Everything from the first line down to the line containing "9.73, 13.7, 18.2, 22.9, 27.9, 33.3]" is to be retyped exactly, both ends included, with pictures left out.

══════════════════════════════

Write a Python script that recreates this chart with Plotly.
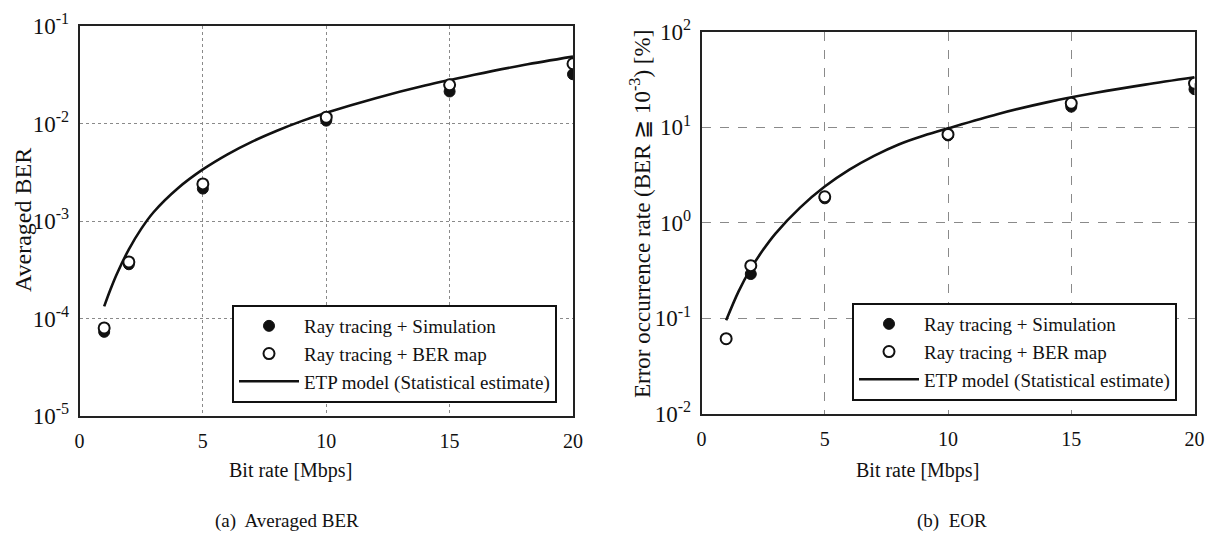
import plotly.graph_objects as go

# ---------------- data ----------------
bit_rate = [1, 2, 5, 10, 15, 20]

# (a) Averaged BER
ber_sim = [7.3e-5, 3.6e-4, 2.15e-3, 1.07e-2, 2.13e-2, 3.2e-2]
ber_map = [8.0e-5, 3.8e-4, 2.4e-3, 1.16e-2, 2.49e-2, 4.1e-2]

ber_etp_x = [1, 1.25, 1.5, 2, 2.5, 3, 4, 5, 6, 7, 8, 9, 10, 12, 14, 16, 18, 20]
ber_etp = [1.33e-4, 1.97e-4, 2.81e-4, 5.12e-4, 8.3e-4, 1.23e-3, 2.18e-3,
           3.38e-3, 4.83e-3, 6.52e-3, 8.43e-3, 1.057e-2, 1.29e-2, 1.82e-2,
           2.45e-2, 3.16e-2, 3.98e-2, 4.85e-2]

# (b) EOR [%]
eor_sim = [None, 0.29, 1.8, 8.2, 16.4, 25.0]
eor_map = [0.061, 0.355, 1.87, 8.4, 17.8, 28.8]
eor_etp_x = [1, 1.5, 2, 2.5, 3, 4, 5, 6, 7, 8, 9, 10, 12, 14, 16, 18, 20]
eor_etp = [0.095, 0.19, 0.33, 0.52, 0.77, 1.44, 2.39, 3.59, 5.01, 6.6, 8.13,
           9.73, 13.7, 18.2, 22.9, 27.9, 33.3]

x_ticks = [0, 5, 10, 15, 20]
ber_ticks = [1e-5, 1e-4, 1e-3, 1e-2, 1e-1]
ber_ticktext = ["10<sup>-5</sup>", "10<sup>-4</sup>", "10<sup>-3</sup>",
                "10<sup>-2</sup>", "10<sup>-1</sup>"]
eor_ticks = [1e-2, 1e-1, 1e0, 1e1, 1e2]
eor_ticktext = ["10<sup>-2</sup>", "10<sup>-1</sup>", "10<sup>0</sup>",
                "10<sup>1</sup>", "10<sup>2</sup>"]

names = ["Ray tracing + Simulation", "Ray tracing + BER map",
         "ETP model (Statistical estimate)"]

FONT = "Liberation Serif, Times New Roman, serif"
W, H = 1209, 550

fig = go.Figure()

def add_panel(xa, ya, leg, sim, mp, ex, etp):
    fig.add_trace(go.Scatter(
        x=ex, y=etp, mode="lines", name=names[2], xaxis=xa, yaxis=ya,
        legend=leg, line=dict(color="#111", width=2.6, shape="spline",
                              smoothing=0.9),
        legendrank=3))
    fig.add_trace(go.Scatter(
        x=bit_rate, y=sim, mode="markers", name=names[0], xaxis=xa, yaxis=ya,
        legend=leg, marker=dict(symbol="circle", size=11, color="#111",
                                line=dict(color="#111", width=1)),
        legendrank=1))
    fig.add_trace(go.Scatter(
        x=bit_rate, y=mp, mode="markers", name=names[1], xaxis=xa, yaxis=ya,
        legend=leg, marker=dict(symbol="circle", size=11, color="white",
                                line=dict(color="#111", width=2)),
        legendrank=2))

add_panel("x", "y", "legend", ber_sim, ber_map, ber_etp_x, ber_etp)
add_panel("x2", "y2", "legend2", eor_sim, eor_map, eor_etp_x, eor_etp)

def px_x(p):
    return p / W

def px_y(p):
    return 1 - p / H

common_x = dict(range=[0, 20], tickvals=x_ticks, showgrid=True,
                gridcolor="#8a8a8a", gridwidth=1, showline=True,
                linecolor="#222", linewidth=1.6, mirror=True, ticks="",
                zeroline=False, automargin=False,
                tickfont=dict(family=FONT, size=20, color="#111"),
                ticklabelstandoff=6)
common_y = dict(type="log", showgrid=True, gridcolor="#8a8a8a", gridwidth=1,
                showline=True, linecolor="#222", linewidth=1.6, mirror=True,
                ticks="", zeroline=False, automargin=False,
                tickfont=dict(family=FONT, size=23, color="#111"),
                ticklabelstandoff=4)

fig.update_layout(
    width=W, height=H,
    margin=dict(l=0, r=0, t=0, b=0),
    paper_bgcolor="white", plot_bgcolor="white",
    font=dict(family=FONT, color="#111"),
    xaxis=dict(domain=[px_x(79.5), px_x(573)], anchor="y", griddash="dot",
               **common_x),
    yaxis=dict(domain=[px_y(416), px_y(26)], anchor="x", range=[-5, -1],
               tickvals=ber_ticks, ticktext=ber_ticktext, griddash="dot",
               **common_y),
    xaxis2=dict(domain=[px_x(701.5), px_x(1194.5)], anchor="y2",
                griddash="dash", **common_x),
    yaxis2=dict(domain=[px_y(413.7), px_y(31.7)], anchor="x2", range=[-2, 2],
                tickvals=eor_ticks, ticktext=eor_ticktext, griddash="dash",
                **common_y),
    legend=dict(x=px_x(232), y=px_y(305), xanchor="left", yanchor="top",
                bgcolor="white", bordercolor="#111", borderwidth=2,
                font=dict(family=FONT, size=19, color="#111"),
                itemwidth=60, traceorder="normal"),
    legend2=dict(x=px_x(852), y=px_y(303), xanchor="left", yanchor="top",
                 bgcolor="white", bordercolor="#111", borderwidth=2,
                 font=dict(family=FONT, size=19, color="#111"),
                 itemwidth=60, traceorder="normal"),
    showlegend=True,
)

annotations = [
    dict(text="Bit rate [Mbps]", x=px_x(290), y=px_y(470), size=20),
    dict(text="Bit rate [Mbps]", x=px_x(918), y=px_y(470), size=20),
    dict(text="(a)  Averaged BER", x=px_x(287), y=px_y(521), size=19),
    dict(text="(b)  EOR", x=px_x(952), y=px_y(521), size=19),
    dict(text="Averaged BER", x=px_x(23), y=px_y(220), size=24, angle=-90),
    dict(text="Error occurrence rate (BER ≧ 10<sup>-3</sup>) [%]",
         x=px_x(640), y=px_y(214), size=23, angle=-90),
]
for a in annotations:
    fig.add_annotation(text=a["text"], x=a["x"], y=a["y"], xref="paper",
                       yref="paper", xanchor="center", yanchor="middle",
                       showarrow=False, textangle=a.get("angle", 0),
                       font=dict(family=FONT, size=a["size"], color="#111"))

fig.write_html("out.html")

══════════════════════════════

- _PROBLEM SOLUTION_:
Write a Python script that recreates this chart with Plotly.
import plotly.graph_objects as go

# ---------------- data ----------------
bit_rate = [1, 2, 5, 10, 15, 20]

# (a) Averaged BER
ber_sim = [7.3e-5, 3.6e-4, 2.15e-3, 1.07e-2, 2.13e-2, 3.2e-2]
ber_map = [8.0e-5, 3.8e-4, 2.4e-3, 1.16e-2, 2.49e-2, 4.1e-2]

ber_etp_x = [1, 1.25, 1.5, 2, 2.5, 3, 4, 5, 6, 7, 8, 9, 10, 12, 14, 16, 18, 20]
ber_etp = [1.33e-4, 1.97e-4, 2.81e-4, 5.12e-4, 8.3e-4, 1.23e-3, 2.18e-3,
           3.38e-3, 4.83e-3, 6.52e-3, 8.43e-3, 1.057e-2, 1.29e-2, 1.82e-2,
           2.45e-2, 3.16e-2, 3.98e-2, 4.85e-2]

# (b) EOR [%]
eor_sim = [None, 0.29, 1.8, 8.2, 16.4, 25.0]
eor_map = [0.061, 0.355, 1.87, 8.4, 17.8, 28.8]
eor_etp_x = [1, 1.5, 2, 2.5, 3, 4, 5, 6, 7, 8, 9, 10, 12, 14, 16, 18, 20]
eor_etp = [0.095, 0.19, 0.33, 0.52, 0.77, 1.44, 2.39, 3.59, 5.01, 6.6, 8.13,
           9.73, 13.7, 18.2, 22.9, 27.9, 33.3]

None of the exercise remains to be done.